Thursday, May 29, 2008

Mom was right... or was she?

I've conceded that on a handful of topics of debate from my childhood, my mom was right.

She wouldn't let me eat the turbo-sugar cereals (unless we were out somewhere; once in a while wasn't going to send me into kiddie diabetes) and actually had a grams-of-sugar-per-serving rule. Over 10 grams and no way was she buying it for us. We could whine all we wanted, but all she had to do was point to the nutritional info box and I knew I didn't have a prayer. Years later, I don't even like that crap. I can't even eat it. I can barely handle sweets in the morning, let a bowl of sugar-frosted Froot Loops.

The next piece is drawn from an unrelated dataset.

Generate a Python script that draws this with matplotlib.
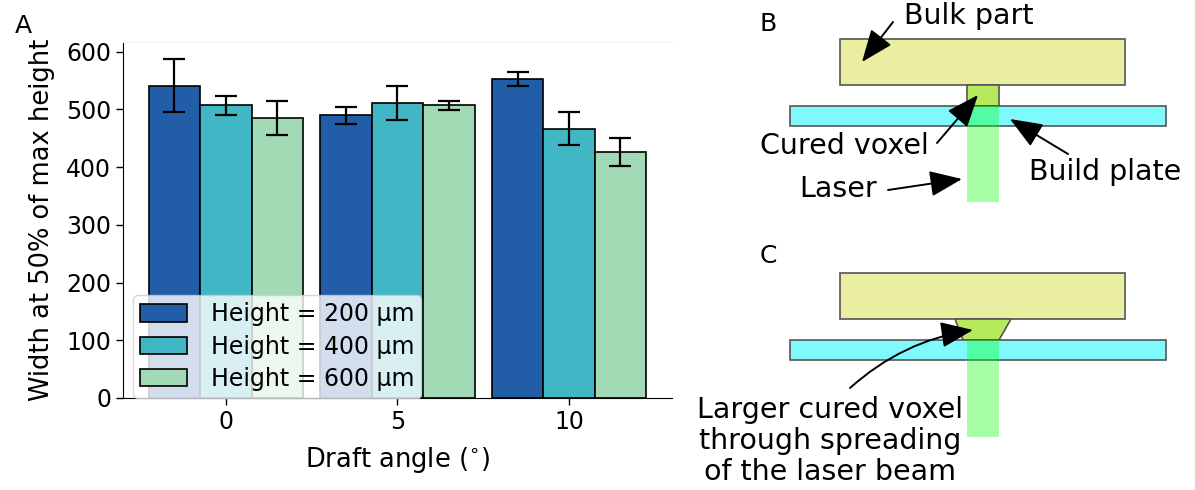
import numpy as np
import matplotlib
matplotlib.use('Agg')
import matplotlib.pyplot as plt
from matplotlib.patches import Rectangle, Polygon

plt.rcParams['font.family'] = ['DejaVu Sans']

# Widths at half maximum for each draft angle and nominal height
angles = [0, 5, 10]
heights = ['Height = 200 μm', 'Height = 400 μm', 'Height = 600 μm']
width_200 = [541, 490, 553]
width_400 = [507, 511, 467]
width_600 = [485, 507, 426]
err_200 = [46, 14.5, 12.5]
err_400 = [16, 30, 28.5]
err_600 = [30, 8.5, 24]
colors = ['#225ea8', '#41b6c4', '#a1dab4']

fig = plt.figure(figsize=(11.95, 4.9), dpi=100)

# Bar chart
ax = fig.add_axes([0.1029, 0.1878, 0.4594, 0.7265])
offsets = [-1.5, 0, 1.5]
for off, vals, errs, col, lab in zip(offsets, [width_200, width_400, width_600],
                                     [err_200, err_400, err_600], colors, heights):
    x = np.array(angles) + off
    ax.bar(x, vals, width=1.5, color=col, edgecolor='black', linewidth=1.2, label=lab)
    ax.errorbar(x, vals, yerr=errs, fmt='none', ecolor='black', elinewidth=1.6,
                capsize=8, capthick=1.6)

ax.set_xlim(-3, 13)
ax.set_ylim(0, 617)
ax.set_xticks(angles)
ax.set_yticks([0, 100, 200, 300, 400, 500, 600])
ax.tick_params(labelsize=17, length=5, width=1)
ax.spines['right'].set_visible(False)
ax.spines['top'].set_color('#f2f2f2')
ax.set_xlabel(r'Draft angle ($^{\circ}$)', fontsize=18.5, labelpad=8)
ax.set_ylabel('Width at 50% of max height', fontsize=18.5, labelpad=8)
ax.legend(loc='lower left', bbox_to_anchor=(0.018, 0.0), borderaxespad=0,
          fontsize=17, handlelength=2.0, handleheight=0.75, labelspacing=0.35,
          handletextpad=1.0, framealpha=0.8, borderpad=0.3)
fig.text(0.012, 0.932, 'A', fontsize=18)

# Schematics B and C drawn in pixel coordinates
sk = fig.add_axes([0, 0, 1, 1], zorder=5)
sk.set_xlim(0, 1195)
sk.set_ylim(490, 0)
sk.axis('off')
sk.patch.set_alpha(0)

bulk_c = '#eaeea0'
plate_c = '#80f9fd'
voxel_c = '#b6ea5c'
edge_c = '#555555'


def draw_setup(y0, voxel_pts):
    sk.add_patch(Rectangle((840, y0), 285, 46, facecolor=bulk_c, edgecolor=edge_c, lw=1.2))
    sk.add_patch(Polygon(voxel_pts, closed=True, facecolor=voxel_c, edgecolor=edge_c, lw=1.2))
    sk.add_patch(Rectangle((790, y0 + 67), 376, 20, facecolor=plate_c, edgecolor=edge_c, lw=1.2))


arrow = dict(arrowstyle='-|>,head_length=1.0,head_width=0.4', color='black', lw=1.4,
             shrinkA=0, shrinkB=0, mutation_scale=20)

# B: straight beam
draw_setup(39, [(967, 85), (999, 85), (999, 106), (967, 106)])
sk.add_patch(Rectangle((967, 106), 32, 96, facecolor=(0, 1, 0), alpha=0.35, lw=0))
sk.text(760, 24, 'B', fontsize=18, va='center', ha='left')
sk.text(904, 16, 'Bulk part', fontsize=20.5, va='center', ha='left')
sk.annotate('', xy=(862, 62), xytext=(893, 22), arrowprops=arrow)
sk.text(760, 146, 'Cured voxel', fontsize=20.5, va='center', ha='left')
sk.annotate('', xy=(978, 95), xytext=(937, 143), arrowprops=arrow)
sk.text(1029, 172, 'Build plate', fontsize=20.5, va='center', ha='left')
sk.annotate('', xy=(1010, 119), xytext=(1068, 154), arrowprops=arrow)
sk.text(799, 189, 'Laser', fontsize=20.5, va='center', ha='left')
sk.annotate('', xy=(962, 179), xytext=(888, 190), arrowprops=arrow)

# C: beam spreading above the plate
draw_setup(273, [(955, 319), (1011, 319), (999, 340), (963, 340)])
sk.add_patch(Rectangle((967, 340), 32, 97, facecolor=(0, 1, 0), alpha=0.35, lw=0))
sk.text(760, 256, 'C', fontsize=18, va='center', ha='left')
sk.annotate('', xy=(973, 330), xytext=(850, 388),
            arrowprops=dict(arrow, connectionstyle='arc3,rad=-0.15'))
sk.text(830, 441, 'Larger cured voxel\nthrough spreading\nof the laser beam',
        fontsize=20.5, va='center', ha='center', linespacing=1.15)

fig.savefig('out.png', dpi=100)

In the long AND short run (because really, the last thing I needed as a child was a sugar buzz), it served me well.

Same went with peanut butter, but to less of an extreme. My mom always bought the natural stuff, the kind you had to stir with a knife because it would seperate. She got that because that's what she liked and the only reason I ever asked for anything other than that was, like any good consumerist American child, commercials. I'd see the ads where the moms (wearing way too much makeup for breakfast) would spread a creamy dollop of Jif on a slice of spongy white Wonder Bread (another just victory on her part; I eat wheat bread now like I did back then). The pliant peanut butter looked so smooth unlike the tempermental all-natural, which if not treated with care was near liquid for the first half of the jar and damn near unspreadable at the end. Of course, now what sits in my fridge (yup, gotta refrigerate that stuff) but a jar of Trader Joe's unsweetened, salted natural PB. I could eat it by the spoonful, I love it so much. The stuff Matt buys tastes like frosting to me.

Now all of this is not to say that I don't like sweets. I just think my early upbringing did a lot to curb my sweet tooth and sugar tolerance.

HOWEVER

I do recall a needless tidbit of info that was tossed my way "for my own good". I already mentioned the wheat bread, which I protested once the media taught me that the pretty TV children ate toast as white as snow. One other such society-driven request, inspired by picky kids at school, was to have my crusts cut off. It was my least favorite part of the bread and I saw plenty of my cohorts with neatly-edged sandwiches. My mother told me "no" (fair enough) but it was because "the crust is the healthiest part of the bread" and therefore she would not cut it off or permit me to leave it on the plate.

Now, I was a pretty rational kid. Had she told me, "No, because that wastes food," I think I would have accepted that. She raised me Catholic, so I knew all about guilt. Heck, guilt was her chief bargaining chip in getting me to do what she wanted.

The points here are:

If you don't start eating excessively sugary foods, you won't miss em...

Your mom was probably right about a lot of things...

But you should still look back and review the things she told you.
Just to be sure.

In closing, I would like to point out that my mother did slip in her vigilance as we got older. I recall coming home from college to find *GASP* Uncrustables, the disgusting little pre-made sandwiches filled with that frosting peanut butter and gooey grape sludge, made from white bread, cut into a circle with nary a crust in sight and *sigh* individually wrapped in plastic for further convenience. My sister's, she told me.

My sister always did like to fight the power.